Les sangliers, par leurs mœurs farouches, leur taille et leur poids, leur valeur culinaire, sont bien faits pour attirer les chasseurs. Ils ont une résistance exceptionnelle aux coups. J’en ai vu un, blessé un dimanche par une charge de chevrotines qui lui avait traversé les côtes de part en part et qui avait pu s’échapper, retrouvé le dimanche suivant encore vivant et menaçant, sous un rocher couvert de buis énormes, où il fut abattu.

Malgré l’absence d’organisation commune à la plupart des battues dans nos régions, la chasse aux sangliers demeure passionnante. Dans le paysage des gorges de la Cèze, j’ai assisté à de belles phases, entendu la musique des chiens criant dans les combes. J’y ai vécu aussi mon plus triste souvenir de chasseur.

Marengo ! C’était un chien de porcelaine, à peine âgé de deux ans, souple et robuste, poussant la bête noire avec passion. De haut nez, il amenait à toute heure du jour ses compagnons disparates de la meute, vers la bauge où écoutait le ragot.

Ce matin-là, la battue s’était dispersée sur une piste incertaine. Deux ou trois chiens avaient pris change sur un renard. La chasse n’avait pas marché. Un chasseur allant à son poste avait entendu un sanglier fuir dans une des parties les plus épaisses du bois. Vers une heure de l’après-midi, Marengo fut mis sur la piste. Il ne tarda pas à la débrouiller et à empaumer la voie. Le ragot lancé se mit à fuir à travers les combes.
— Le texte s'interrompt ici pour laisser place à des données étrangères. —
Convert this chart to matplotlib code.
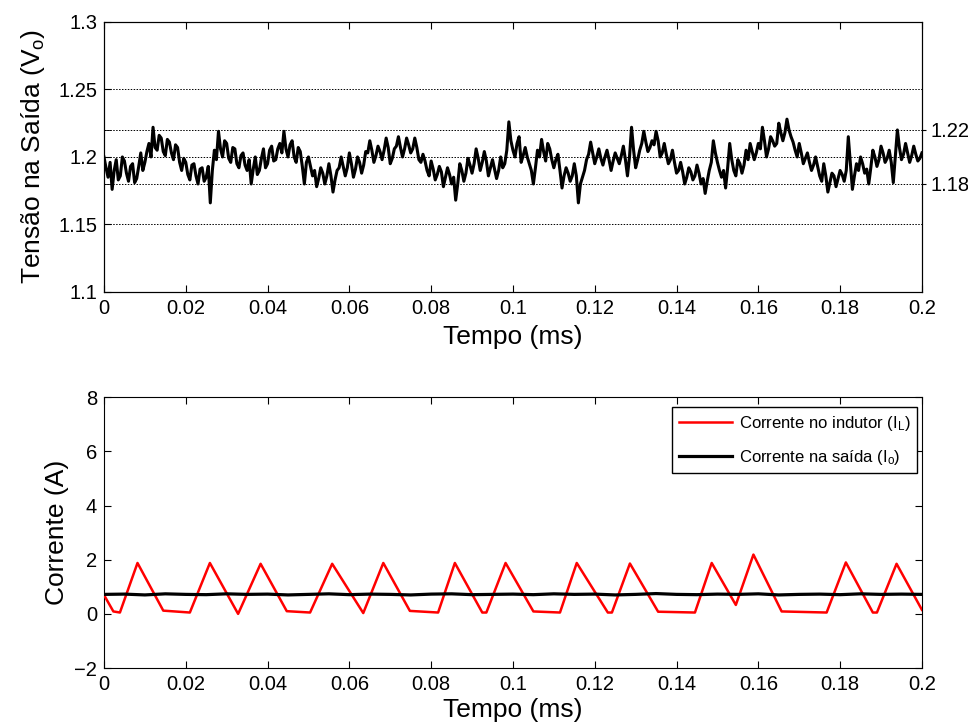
import numpy as np
import matplotlib
matplotlib.use("Agg")
import matplotlib.pyplot as plt

plt.rcParams['font.family'] = ['Liberation Sans', 'DejaVu Sans']
plt.rcParams['mathtext.default'] = 'regular'

# output voltage, one sample every 0.0005 ms
t_v = np.arange(0, 401) * 0.0005
v_out = [
    1.200, 1.192, 1.185, 1.196, 1.176, 1.190, 1.198, 1.183, 1.186, 1.200,
    1.197, 1.188, 1.182, 1.193, 1.195, 1.181, 1.184, 1.193, 1.203, 1.190,
    1.196, 1.204, 1.210, 1.200, 1.222, 1.207, 1.205, 1.216, 1.214, 1.204,
    1.201, 1.213, 1.211, 1.203, 1.198, 1.209, 1.207, 1.196, 1.190, 1.199,
    1.196, 1.187, 1.183, 1.194, 1.195, 1.186, 1.180, 1.191, 1.192, 1.182,
    1.185, 1.193, 1.166, 1.190, 1.205, 1.198, 1.219, 1.206, 1.200, 1.212,
    1.210, 1.199, 1.196, 1.207, 1.206, 1.195, 1.192, 1.201, 1.203, 1.194,
    1.190, 1.198, 1.180, 1.191, 1.200, 1.187, 1.190, 1.199, 1.206, 1.192,
    1.195, 1.205, 1.208, 1.197, 1.198, 1.206, 1.210, 1.203, 1.219, 1.206,
    1.200, 1.209, 1.212, 1.200, 1.196, 1.207, 1.204, 1.193, 1.180, 1.196,
    1.200, 1.193, 1.186, 1.190, 1.178, 1.184, 1.192, 1.188, 1.180, 1.186,
    1.195, 1.186, 1.174, 1.183, 1.190, 1.192, 1.200, 1.193, 1.186, 1.192,
    1.203, 1.195, 1.185, 1.191, 1.200, 1.196, 1.188, 1.194, 1.204, 1.203,
    1.212, 1.205, 1.196, 1.201, 1.208, 1.204, 1.198, 1.205, 1.214, 1.207,
    1.195, 1.199, 1.206, 1.208, 1.215, 1.207, 1.200, 1.206, 1.214, 1.209,
    1.203, 1.206, 1.214, 1.207, 1.198, 1.196, 1.202, 1.197, 1.190, 1.186,
    1.197, 1.191, 1.183, 1.187, 1.193, 1.189, 1.178, 1.185, 1.192, 1.187,
    1.180, 1.185, 1.168, 1.180, 1.195, 1.190, 1.182, 1.188, 1.199, 1.194,
    1.188, 1.195, 1.206, 1.199, 1.190, 1.196, 1.204, 1.197, 1.186, 1.192,
    1.198, 1.191, 1.184, 1.190, 1.200, 1.192, 1.195, 1.205, 1.226, 1.212,
    1.205, 1.200, 1.210, 1.215, 1.196, 1.201, 1.207, 1.200, 1.195, 1.190,
    1.180, 1.192, 1.205, 1.200, 1.213, 1.204, 1.197, 1.210, 1.206, 1.198,
    1.192, 1.198, 1.202, 1.190, 1.177, 1.186, 1.192, 1.188, 1.182, 1.186,
    1.195, 1.186, 1.166, 1.180, 1.185, 1.190, 1.198, 1.202, 1.211, 1.203,
    1.195, 1.200, 1.206, 1.199, 1.194, 1.200, 1.205, 1.198, 1.190, 1.197,
    1.203, 1.199, 1.195, 1.201, 1.208, 1.198, 1.186, 1.200, 1.222, 1.205,
    1.192, 1.198, 1.205, 1.210, 1.219, 1.211, 1.204, 1.207, 1.212, 1.209,
    1.219, 1.212, 1.200, 1.203, 1.210, 1.202, 1.195, 1.198, 1.205, 1.196,
    1.188, 1.190, 1.196, 1.189, 1.180, 1.185, 1.192, 1.189, 1.183, 1.186,
    1.194, 1.188, 1.180, 1.184, 1.173, 1.182, 1.190, 1.196, 1.212, 1.203,
    1.196, 1.190, 1.185, 1.190, 1.177, 1.192, 1.210, 1.198, 1.190, 1.186,
    1.198, 1.195, 1.188, 1.194, 1.205, 1.198, 1.210, 1.204, 1.198, 1.203,
    1.210, 1.206, 1.222, 1.212, 1.200, 1.206, 1.215, 1.212, 1.208, 1.210,
    1.225, 1.218, 1.212, 1.218, 1.228, 1.220, 1.215, 1.211, 1.205, 1.200,
    1.210, 1.203, 1.195, 1.199, 1.203, 1.196, 1.190, 1.194, 1.200, 1.193,
    1.186, 1.182, 1.195, 1.186, 1.174, 1.181, 1.188, 1.186, 1.178, 1.184,
    1.190, 1.187, 1.182, 1.190, 1.215, 1.195, 1.176, 1.186, 1.195, 1.190,
    1.200, 1.195, 1.188, 1.191, 1.180, 1.192, 1.205, 1.200, 1.193, 1.198,
    1.208, 1.203, 1.196, 1.199, 1.205, 1.196, 1.181, 1.200, 1.220, 1.207,
    1.198, 1.202, 1.210, 1.203, 1.196, 1.201, 1.208, 1.202, 1.197, 1.199,
    1.203,
]

# inductor current, corners of the triangular wave
t_il = [0.0, 0.0023, 0.0039, 0.0082, 0.0145, 0.0210, 0.0259, 0.0328, 0.0383,
        0.0447, 0.0504, 0.0558, 0.0634, 0.0683, 0.0748, 0.0817, 0.0858, 0.0925,
        0.0935, 0.0982, 0.1050, 0.1115, 0.1156, 0.1232, 0.1242, 0.1286, 0.1355,
        0.1445, 0.1486, 0.1545, 0.1588, 0.1657, 0.1767, 0.1814, 0.1880, 0.1890,
        0.1938, 0.2000]
i_l = [0.70, 0.09, 0.05, 1.88, 0.12, 0.05, 1.88, 0.00, 1.85,
       0.10, 0.05, 1.85, 0.03, 1.88, 0.11, 0.05, 1.88, 0.05,
       0.05, 1.88, 0.09, 0.05, 1.88, 0.05, 0.05, 1.86, 0.08,
       0.05, 1.88, 0.33, 2.19, 0.09, 0.05, 1.90, 0.05, 0.05,
       1.85, 0.15]

# output current, one sample every 0.005 ms
t_io = np.arange(0, 41) * 0.005
i_o = [0.72, 0.73, 0.70, 0.74, 0.72, 0.71, 0.74, 0.72, 0.73, 0.70,
       0.72, 0.74, 0.71, 0.73, 0.72, 0.70, 0.73, 0.74, 0.71, 0.72,
       0.73, 0.71, 0.74, 0.72, 0.73, 0.70, 0.72, 0.75, 0.72, 0.71,
       0.73, 0.72, 0.74, 0.70, 0.72, 0.73, 0.71, 0.74, 0.72, 0.73,
       0.72]

x_ticks = [0, 0.02, 0.04, 0.06, 0.08, 0.1, 0.12, 0.14, 0.16, 0.18, 0.2]
v_ticks = [1.1, 1.15, 1.2, 1.25, 1.3]
v_marks = [1.18, 1.22]
v_grid = [1.15, 1.18, 1.2, 1.22, 1.25]
i_ticks = [-2, 0, 2, 4, 6, 8]

TICK = 14.5
LABEL = 19

fig = plt.figure(figsize=(9.68, 7.24), dpi=100)
ax1 = fig.add_axes([0.1074, 0.5967, 0.845, 0.373])
ax2 = fig.add_axes([0.1074, 0.0773, 0.845, 0.374])

# top: output voltage
for g in v_grid:
    ax1.axhline(g, color='black', lw=0.7, ls=(0, (1.5, 1.5)), zorder=1)
ax1.plot(t_v, v_out, color='black', lw=2.2, zorder=3)
ax1.set_xlim(0, 0.2)
ax1.set_ylim(1.1, 1.3)
ax1.set_xticks(x_ticks)
ax1.set_xticklabels([f'{x:g}' for x in x_ticks])
ax1.set_yticks(v_ticks)
ax1.set_yticklabels([f'{v:g}' for v in v_ticks])
ax1.set_yticks(v_marks, minor=True)
ax1.tick_params(which='both', direction='in', top=True, right=True,
                labelsize=TICK, length=5, pad=5)
ax1.set_xlabel('Tempo (ms)', fontsize=LABEL, labelpad=5)
ax1.set_ylabel('Tensão na Saída ($V_o$)', fontsize=LABEL, labelpad=8)

ax1r = ax1.twinx()
ax1r.set_ylim(1.1, 1.3)
ax1r.set_yticks(v_marks)
ax1r.set_yticklabels([f'{v:g}' for v in v_marks])
ax1r.tick_params(direction='out', labelsize=TICK, length=3, pad=3)

# bottom: currents
ax2.plot(t_il, i_l, color='red', lw=1.8, label='Corrente no indutor ($I_L$)', zorder=3)
ax2.plot(t_io, i_o, color='black', lw=2.3, label='Corrente na saída ($I_o$)', zorder=4)
ax2.set_xlim(0, 0.2)
ax2.set_ylim(-2, 8)
ax2.set_xticks(x_ticks)
ax2.set_xticklabels([f'{x:g}' for x in x_ticks])
ax2.set_yticks(i_ticks)
ax2.tick_params(direction='in', top=True, right=True, labelsize=TICK, length=5, pad=5)
ax2.set_xlabel('Tempo (ms)', fontsize=LABEL, labelpad=3)
ax2.set_ylabel('Corrente (A)', fontsize=LABEL)
leg = ax2.legend(loc='upper right', bbox_to_anchor=(0.994, 0.964), fontsize=12,
                 fancybox=False, edgecolor='black', framealpha=1, handlelength=3.2,
                 handletextpad=0.4, labelspacing=0.9, borderaxespad=0)
leg.get_frame().set_linewidth(1.0)

fig.savefig('out.png', dpi=100)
Les abois de Marengo nous faisaient connaître ses passages. Quatre heures durant, cette voie tourna autour de nous, sortant du plus fort du bois, longeant la Cèze dans les plus mauvais passages. Puis elle s’éloigna et s’éteignit pour un long moment dans une combe lointaine.

On l’entendit soudain plus proche. Je m’avançai dans un chemin que je vis Marengo franchir. J’étais arrivé trop tard. Les empreintes du sanglier étaient visibles dans la terre. Maintenant j’entendais Marengo descendre vers le fond de la combe où je savais qu’il y avait une mare. Le sanglier, sans doute, allait s’y tremper, car quatre heures de cette poursuite avaient dû l’épuiser. Le chien remonta vers moi. J’entendis sa voix sur cent mètres de course, puis plus rien. J’avais une vue réduite dans le bois entre deux rochers distants l’un de l’autre de cinquante centimètres. Des branches craquèrent, un grognement me parvint aux oreilles. Je tins mon fusil braqué entre les deux rochers. Une forme s’y présenta. Mon doigt n’avait pas encore actionné la gâchette, je compris que c’était Marengo. Trop tard ! je ne pus retenir mon doigt. Marengo avait reçu les neuf chevrotines dans la tête.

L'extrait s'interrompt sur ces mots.